Haemoglobin and anaemia in the SMART studyAmanda Mocroft, Alan R Lifson, Giota Touloumi, Jacqueline Neuhaus, Zoe Fox, Adrian Palfreeman, Michael J Vjecha, Sally Hodder, Stephane De Wit, Jens D Lundgren, Andrew N Phillips, the INSIGHT SMART Study Group, the INSIGHT SMART Study Group
Corresponding author name: Amanda Mocroft
Corresponding author e-mail: firstname.lastname@example.org
Citation: Antiviral Therapy 2011; 16:329-337
Date published online: 08 March 2011
Background: Data from randomized trials on the development of anaemia after interruption of therapy are not well-described.
Methods: A total of 2,248 patients from the SMART study were included. We used Cox proportional hazards models to investigate development of new (≤12 mg/dl for females and ≤14 mg/dl for males) or worsening (≤8 mg/dl if anaemic at randomization) anaemia and Poisson regression analyses to explore the relationship between anaemia and the development of AIDS, death or non-AIDS events.

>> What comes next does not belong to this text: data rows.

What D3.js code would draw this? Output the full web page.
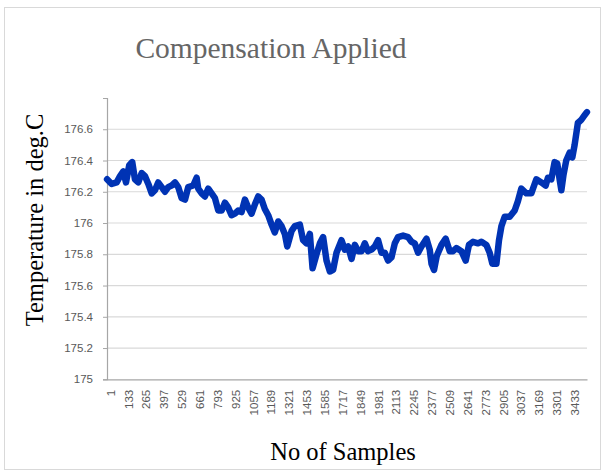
<!DOCTYPE html>
<html lang="en">
<head>
    <meta charset="UTF-8">
    <title>Compensation Applied</title>
    <style>
        body { margin: 0; background: #fff; }
        .chart-title { font-family: "Liberation Serif", "Times New Roman", serif; font-size: 29.5px; fill: #666; }
        .axis-title { font-family: "Liberation Serif", "Times New Roman", serif; font-size: 24.5px; fill: #000; }
        .tick-label { font-family: "Liberation Sans", Arial, sans-serif; font-size: 11.5px; fill: #595959; }
        .grid-line { stroke: #d9d9d9; stroke-width: 1.2px; }
        .axis-line { stroke: #a6a6a6; stroke-width: 1.2px; }
        .series { fill: none; stroke: #0033b4; stroke-width: 6.5px; stroke-linejoin: round; stroke-linecap: round; }
    </style>
</head>
<body>
    <svg id="chart" width="604" height="473"></svg>

    <script src="https://d3js.org/d3.v7.min.js"></script>
    <script>
        // --- Data ---
        const sampleCount = 3548;
        const sampleNo = [1, 35, 72, 97, 121, 141, 165, 187, 207, 232, 257, 281, 306, 331, 355, 379, 405, 429, 453, 478,
            503, 527, 552, 577, 601, 638, 663, 675, 700, 724, 749, 774, 798, 823, 848, 872, 896, 921, 946, 970,
            995, 1020, 1044, 1069, 1094, 1118, 1143, 1167, 1192, 1217, 1241, 1266, 1291, 1315, 1333, 1365, 1389, 1426, 1450, 1475,
            1500, 1520, 1549, 1574, 1598, 1623, 1648, 1672, 1697, 1734, 1758, 1783, 1808, 1832, 1857, 1882, 1906, 1930, 1956, 1980,
            2004, 2029, 2054, 2078, 2103, 2128, 2152, 2189, 2226, 2251, 2275, 2300, 2325, 2362, 2386, 2399, 2418, 2438, 2473, 2504,
            2534, 2558, 2583, 2620, 2652, 2676, 2706, 2743, 2768, 2805, 2829, 2849, 2879, 2898, 2916, 2940, 2977, 3014, 3038, 3063,
            3100, 3137, 3174, 3211, 3243, 3260, 3285, 3309, 3329, 3346, 3359, 3375, 3395, 3420, 3440, 3457, 3481, 3506, 3531, 3548];
        const temperature = [176.28, 176.25, 176.26, 176.30, 176.33, 176.26, 176.37, 176.39, 176.28, 176.26, 176.32, 176.30, 176.25, 176.19, 176.21, 176.26, 176.23, 176.20, 176.23, 176.24,
            176.26, 176.23, 176.16, 176.15, 176.23, 176.24, 176.29, 176.22, 176.19, 176.17, 176.22, 176.19, 176.16, 176.08, 176.08, 176.13, 176.10, 176.05, 176.06, 176.08,
            176.07, 176.15, 176.10, 176.06, 176.12, 176.17, 176.15, 176.09, 176.05, 175.99, 175.94, 176.01, 175.98, 175.93, 175.85, 175.95, 175.98, 175.99, 175.89, 175.87,
            175.93, 175.71, 175.80, 175.87, 175.91, 175.76, 175.69, 175.70, 175.81, 175.89, 175.83, 175.85, 175.77, 175.86, 175.82, 175.82, 175.87, 175.82, 175.83, 175.85,
            175.89, 175.81, 175.81, 175.76, 175.78, 175.87, 175.91, 175.92, 175.91, 175.88, 175.87, 175.81, 175.85, 175.90, 175.83, 175.74, 175.70, 175.79, 175.86, 175.90,
            175.82, 175.82, 175.84, 175.82, 175.76, 175.86, 175.88, 175.87, 175.88, 175.86, 175.81, 175.74, 175.74, 175.89, 175.98, 176.04, 176.04, 176.08, 176.14, 176.22,
            176.19, 176.19, 176.28, 176.26, 176.24, 176.29, 176.28, 176.39, 176.38, 176.28, 176.21, 176.31, 176.40, 176.45, 176.42, 176.50, 176.64, 176.66, 176.69, 176.71];
        const xTickLabels = [1, 133, 265, 397, 529, 661, 793, 925, 1057, 1189, 1321, 1453, 1585, 1717, 1849, 1981,
            2113, 2245, 2377, 2509, 2641, 2773, 2905, 3037, 3169, 3301, 3433];
        const yTickLabels = [175, 175.2, 175.4, 175.6, 175.8, 176, 176.2, 176.4, 176.6];

        const points = sampleNo.map((s, i) => ({ s: s, t: temperature[i] }));

        const svg = d3.select("#chart");
        const plot = { left: 107, right: 587, top: 98, bottom: 379.3 };

        // chart area border
        svg.append("rect")
            .attr("x", 4.5).attr("y", 7.5)
            .attr("width", 596).attr("height", 462)
            .attr("fill", "none").attr("stroke", "#d9d9d9");

        const x = d3.scaleLinear().domain([0.5, sampleCount + 0.5]).range([plot.left, plot.right]);
        const y = d3.scaleLinear().domain([175, 176.8]).range([plot.bottom, plot.top]);

        // horizontal grid lines
        svg.append("g")
            .selectAll("line")
            .data(yTickLabels.filter(d => d > 175))
            .enter().append("line")
            .attr("class", "grid-line")
            .attr("x1", plot.left).attr("x2", plot.right)
            .attr("y1", d => y(d)).attr("y2", d => y(d));

        // y axis
        const yAxis = svg.append("g")
            .attr("transform", `translate(${plot.left},0)`)
            .call(d3.axisLeft(y).tickValues(yTickLabels).tickSize(4).tickPadding(10).tickFormat(d3.format("")));
        yAxis.select(".domain").attr("class", "axis-line").attr("fill", "none");
        yAxis.selectAll(".tick line").attr("stroke", "#a6a6a6");
        yAxis.selectAll(".tick text").attr("class", "tick-label");

        // x axis
        const xAxis = svg.append("g")
            .attr("transform", `translate(0,${plot.bottom})`)
            .call(d3.axisBottom(x).tickValues(xTickLabels).tickSize(0).tickSizeOuter(0).tickFormat(d3.format("d")));
        xAxis.select(".domain").attr("class", "axis-line").attr("fill", "none");
        xAxis.selectAll(".tick text")
            .attr("class", "tick-label")
            .attr("transform", "rotate(-90)")
            .attr("text-anchor", "end")
            .attr("x", -10.5)
            .attr("y", 0)
            .attr("dy", "0.62em");

        // series line
        const line = d3.line()
            .x(d => x(d.s))
            .y(d => y(d.t));
        svg.append("path")
            .datum(points)
            .attr("class", "series")
            .attr("d", line);

        // titles
        svg.append("text")
            .attr("class", "chart-title")
            .attr("x", 271).attr("y", 58)
            .attr("text-anchor", "middle")
            .text("Compensation Applied");

        svg.append("text")
            .attr("class", "axis-title")
            .attr("text-anchor", "middle")
            .attr("transform", "translate(43,220) rotate(-90)")
            .text("Temperature in deg.C");

        svg.append("text")
            .attr("class", "axis-title")
            .attr("x", 343).attr("y", 460)
            .attr("text-anchor", "middle")
            .text("No of Samples");
    </script>
</body>
</html>
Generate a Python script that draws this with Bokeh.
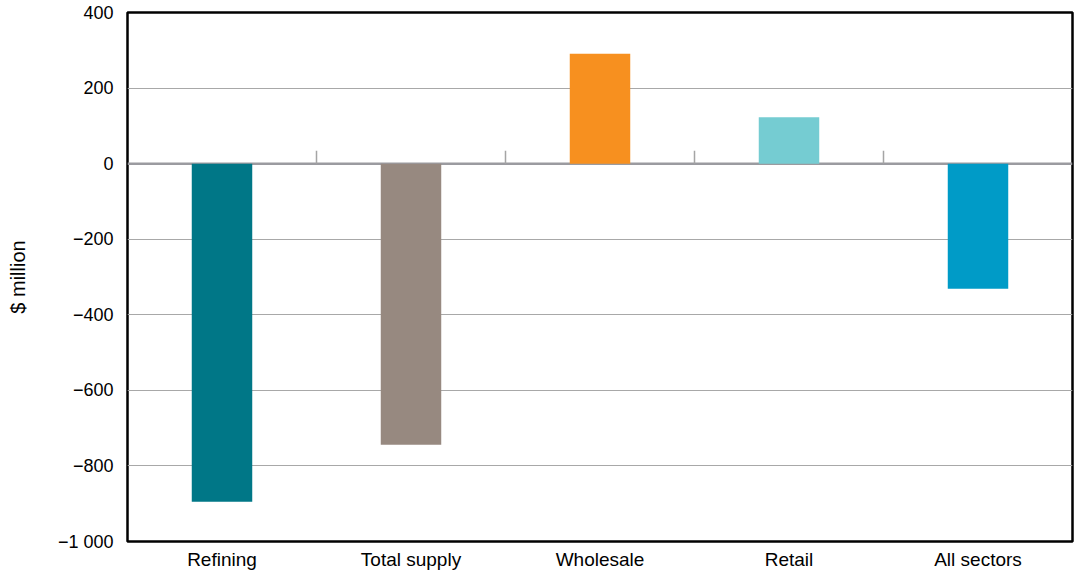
import math
from bokeh.plotting import figure
from bokeh.models import ColumnDataSource, FixedTicker, Span, Range1d
from bokeh.transform import dodge
from bokeh.embed import file_html
from bokeh.resources import INLINE

categories = ["Refining", "Total supply", "Wholesale", "Retail", "All sectors"]
values = [-895, -744, 291, 123, -331]
colors = ["#007787", "#978980", "#f7901f", "#75ccd2", "#009bc7"]
y_ticks = [400, 200, 0, -200, -400, -600, -800, -1000]
y_tick_labels = ["400", "200", "0", "\u2212200", "\u2212400", "\u2212600", "\u2212800", "\u22121 000"]

FONT = "Liberation Sans"

src = ColumnDataSource(dict(cat=categories, val=values, color=colors))
sep = ColumnDataSource(dict(cat=categories[:-1], y=[0] * (len(categories) - 1)))

p = figure(x_range=categories, y_range=Range1d(-1000, 400), width=1074, height=572,
           output_backend="svg", toolbar_location=None,
           min_border_left=127, min_border_right=2, min_border_top=12, min_border_bottom=0)

p.outline_line_color = "black"
p.outline_line_width = 2.5
p.background_fill_color = "white"
p.border_fill_color = "white"

p.xgrid.grid_line_color = None
p.ygrid.grid_line_color = "#a8a8a8"
p.ygrid.grid_line_width = 1
p.yaxis.ticker = FixedTicker(ticks=y_ticks)
p.yaxis.major_label_overrides = {t: l for t, l in zip(y_ticks, y_tick_labels)}
p.ygrid.ticker = FixedTicker(ticks=[200, -200, -400, -600, -800])

zero = Span(location=0, dimension="width", line_color="#9b9ba0", line_width=2.5, level="underlay")
p.add_layout(zero)

p.vbar(x="cat", top="val", bottom=0, width=0.32, fill_color="color", line_color=None, source=src)

p.ray(x=dodge("cat", 0.5, range=p.x_range), y="y", length=13, length_units="screen",
      angle=math.pi / 2, line_color="#a5a5a5", line_width=1.5, source=sep)

for ax in (p.xaxis, p.yaxis):
    ax.axis_line_color = None
    ax.major_tick_line_color = None
    ax.minor_tick_line_color = None
    ax.major_tick_out = 0
    ax.major_label_text_font = FONT
    ax.major_label_text_color = "black"

p.yaxis.major_label_text_font_size = "18px"
p.xaxis.major_label_text_font_size = "19px"
p.yaxis.major_label_standoff = 14
p.xaxis.major_label_standoff = 7
p.yaxis.axis_label = "$ million"
p.yaxis.axis_label_text_font = FONT
p.yaxis.axis_label_text_font_size = "20px"
p.yaxis.axis_label_text_font_style = "normal"
p.yaxis.axis_label_text_color = "black"
p.yaxis.axis_label_standoff = 26

open("out.html", "w").write(file_html(p, INLINE))
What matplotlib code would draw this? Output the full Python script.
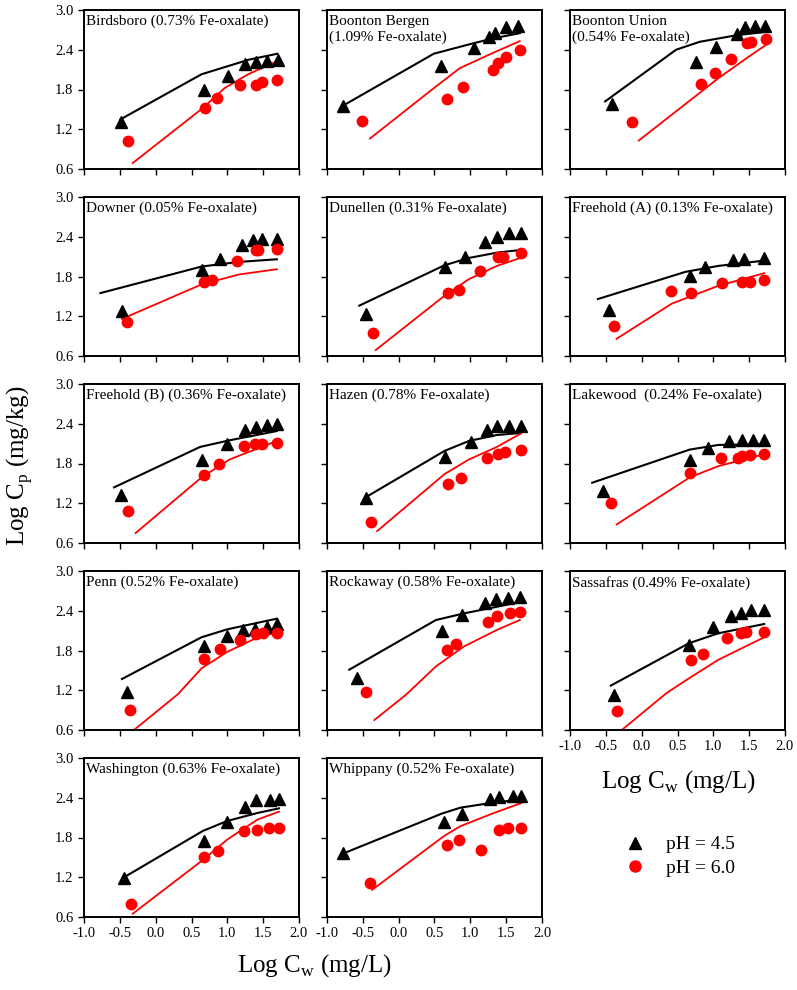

Results: Overall, 759 patients developed new or worsening anaemia: 420/1,106 (38.0%) in the drug conservation (DC) arm and 339/1127 (30.1%) in the viral suppression (VS) arm (P<0.0001). At 4 months after randomization, patients in the DC arm had a significantly increased risk of developing new or worsening anaemia (adjusted relative hazard 1.56, 95% CI 1.28–1.89). Currently anaemic patients had an increased incidence of AIDS (adjusted incidence rate ratio [IRR] 2.31, 95% CI 1.34–3.98), death (adjusted IRR 2.19, 95% CI 1.23–3.87) and non-AIDS events (adjusted IRR 2.98, 95% CI 2.01–4.40) compared to non-anaemic patients.
Conclusions: Patients who interrupted combination antiretroviral therapy had a higher risk of new or worsening anaemia. Anaemic patients had a higher incidence of AIDS, non-AIDS defining events or deaths, possibly due to deteriorating health and subclinical disease.